■ **Given exercise**: Your task is to repeat all of the data exactly while excluding the pictures.

■ **Available data**:
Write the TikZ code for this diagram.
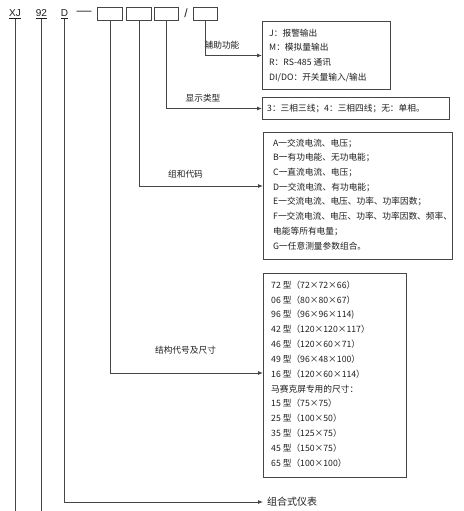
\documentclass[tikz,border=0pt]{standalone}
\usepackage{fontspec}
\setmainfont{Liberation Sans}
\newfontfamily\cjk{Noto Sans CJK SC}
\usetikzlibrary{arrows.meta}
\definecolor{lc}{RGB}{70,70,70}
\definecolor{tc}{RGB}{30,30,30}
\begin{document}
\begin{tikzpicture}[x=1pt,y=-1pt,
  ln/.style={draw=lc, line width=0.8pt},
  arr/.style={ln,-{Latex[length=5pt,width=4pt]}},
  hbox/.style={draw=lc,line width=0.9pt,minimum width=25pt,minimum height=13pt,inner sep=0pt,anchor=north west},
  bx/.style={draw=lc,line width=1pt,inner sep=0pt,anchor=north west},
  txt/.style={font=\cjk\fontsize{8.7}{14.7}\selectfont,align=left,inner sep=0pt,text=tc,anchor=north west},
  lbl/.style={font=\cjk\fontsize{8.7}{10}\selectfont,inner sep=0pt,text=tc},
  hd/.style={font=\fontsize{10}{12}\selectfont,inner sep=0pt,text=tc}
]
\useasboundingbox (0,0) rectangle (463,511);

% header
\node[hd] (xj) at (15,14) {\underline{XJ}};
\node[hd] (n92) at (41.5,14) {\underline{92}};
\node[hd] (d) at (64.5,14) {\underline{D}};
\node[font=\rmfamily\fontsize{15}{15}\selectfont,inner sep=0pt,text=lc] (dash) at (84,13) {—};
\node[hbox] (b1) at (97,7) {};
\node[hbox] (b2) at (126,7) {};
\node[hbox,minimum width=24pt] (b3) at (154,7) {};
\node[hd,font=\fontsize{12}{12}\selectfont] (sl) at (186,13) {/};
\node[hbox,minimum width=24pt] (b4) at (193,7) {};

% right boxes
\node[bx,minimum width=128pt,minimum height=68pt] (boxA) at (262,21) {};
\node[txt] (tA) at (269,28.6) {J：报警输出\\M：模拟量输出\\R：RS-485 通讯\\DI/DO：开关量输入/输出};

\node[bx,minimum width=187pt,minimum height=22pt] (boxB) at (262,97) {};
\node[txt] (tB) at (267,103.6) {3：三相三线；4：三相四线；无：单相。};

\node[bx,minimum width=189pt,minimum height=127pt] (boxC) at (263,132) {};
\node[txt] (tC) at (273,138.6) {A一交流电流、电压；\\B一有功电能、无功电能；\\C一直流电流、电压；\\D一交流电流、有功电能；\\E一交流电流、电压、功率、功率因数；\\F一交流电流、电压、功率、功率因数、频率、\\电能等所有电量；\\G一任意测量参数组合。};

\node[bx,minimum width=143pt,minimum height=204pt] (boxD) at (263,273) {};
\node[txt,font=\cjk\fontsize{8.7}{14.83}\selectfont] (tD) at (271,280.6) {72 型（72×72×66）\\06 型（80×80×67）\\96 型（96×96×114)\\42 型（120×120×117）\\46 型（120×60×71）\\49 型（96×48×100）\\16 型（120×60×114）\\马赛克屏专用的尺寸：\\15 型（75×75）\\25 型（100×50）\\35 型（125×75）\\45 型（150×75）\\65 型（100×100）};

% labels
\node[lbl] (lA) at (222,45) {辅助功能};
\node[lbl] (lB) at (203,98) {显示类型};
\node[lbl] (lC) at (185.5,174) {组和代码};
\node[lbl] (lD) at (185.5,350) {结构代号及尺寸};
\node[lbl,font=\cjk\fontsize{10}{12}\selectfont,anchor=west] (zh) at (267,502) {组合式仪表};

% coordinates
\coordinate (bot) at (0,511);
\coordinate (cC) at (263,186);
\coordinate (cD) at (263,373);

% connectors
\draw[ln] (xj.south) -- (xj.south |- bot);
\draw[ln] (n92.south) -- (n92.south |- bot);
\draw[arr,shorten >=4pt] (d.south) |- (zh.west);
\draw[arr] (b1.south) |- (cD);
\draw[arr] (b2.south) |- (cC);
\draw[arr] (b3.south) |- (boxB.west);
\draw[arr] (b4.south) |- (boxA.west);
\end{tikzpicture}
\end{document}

■ **Reply**:
Write the TikZ code for this diagram.
\documentclass[tikz,border=0pt]{standalone}
\usepackage{fontspec}
\setmainfont{Liberation Sans}
\newfontfamily\cjk{Noto Sans CJK SC}
\usetikzlibrary{arrows.meta}
\definecolor{lc}{RGB}{70,70,70}
\definecolor{tc}{RGB}{30,30,30}
\begin{document}
\begin{tikzpicture}[x=1pt,y=-1pt,
  ln/.style={draw=lc, line width=0.8pt},
  arr/.style={ln,-{Latex[length=5pt,width=4pt]}},
  hbox/.style={draw=lc,line width=0.9pt,minimum width=25pt,minimum height=13pt,inner sep=0pt,anchor=north west},
  bx/.style={draw=lc,line width=1pt,inner sep=0pt,anchor=north west},
  txt/.style={font=\cjk\fontsize{8.7}{14.7}\selectfont,align=left,inner sep=0pt,text=tc,anchor=north west},
  lbl/.style={font=\cjk\fontsize{8.7}{10}\selectfont,inner sep=0pt,text=tc},
  hd/.style={font=\fontsize{10}{12}\selectfont,inner sep=0pt,text=tc}
]
\useasboundingbox (0,0) rectangle (463,511);

% header
\node[hd] (xj) at (15,14) {\underline{XJ}};
\node[hd] (n92) at (41.5,14) {\underline{92}};
\node[hd] (d) at (64.5,14) {\underline{D}};
\node[font=\rmfamily\fontsize{15}{15}\selectfont,inner sep=0pt,text=lc] (dash) at (84,13) {—};
\node[hbox] (b1) at (97,7) {};
\node[hbox] (b2) at (126,7) {};
\node[hbox,minimum width=24pt] (b3) at (154,7) {};
\node[hd,font=\fontsize{12}{12}\selectfont] (sl) at (186,13) {/};
\node[hbox,minimum width=24pt] (b4) at (193,7) {};

% right boxes
\node[bx,minimum width=128pt,minimum height=68pt] (boxA) at (262,21) {};
\node[txt] (tA) at (269,28.6) {J：报警输出\\M：模拟量输出\\R：RS-485 通讯\\DI/DO：开关量输入/输出};

\node[bx,minimum width=187pt,minimum height=22pt] (boxB) at (262,97) {};
\node[txt] (tB) at (267,103.6) {3：三相三线；4：三相四线；无：单相。};

\node[bx,minimum width=189pt,minimum height=127pt] (boxC) at (263,132) {};
\node[txt] (tC) at (273,138.6) {A一交流电流、电压；\\B一有功电能、无功电能；\\C一直流电流、电压；\\D一交流电流、有功电能；\\E一交流电流、电压、功率、功率因数；\\F一交流电流、电压、功率、功率因数、频率、\\电能等所有电量；\\G一任意测量参数组合。};

\node[bx,minimum width=143pt,minimum height=204pt] (boxD) at (263,273) {};
\node[txt,font=\cjk\fontsize{8.7}{14.83}\selectfont] (tD) at (271,280.6) {72 型（72×72×66）\\06 型（80×80×67）\\96 型（96×96×114)\\42 型（120×120×117）\\46 型（120×60×71）\\49 型（96×48×100）\\16 型（120×60×114）\\马赛克屏专用的尺寸：\\15 型（75×75）\\25 型（100×50）\\35 型（125×75）\\45 型（150×75）\\65 型（100×100）};

% labels
\node[lbl] (lA) at (222,45) {辅助功能};
\node[lbl] (lB) at (203,98) {显示类型};
\node[lbl] (lC) at (185.5,174) {组和代码};
\node[lbl] (lD) at (185.5,350) {结构代号及尺寸};
\node[lbl,font=\cjk\fontsize{10}{12}\selectfont,anchor=west] (zh) at (267,502) {组合式仪表};

% coordinates
\coordinate (bot) at (0,511);
\coordinate (cC) at (263,186);
\coordinate (cD) at (263,373);

% connectors
\draw[ln] (xj.south) -- (xj.south |- bot);
\draw[ln] (n92.south) -- (n92.south |- bot);
\draw[arr,shorten >=4pt] (d.south) |- (zh.west);
\draw[arr] (b1.south) |- (cD);
\draw[arr] (b2.south) |- (cC);
\draw[arr] (b3.south) |- (boxB.west);
\draw[arr] (b4.south) |- (boxA.west);
\end{tikzpicture}
\end{document}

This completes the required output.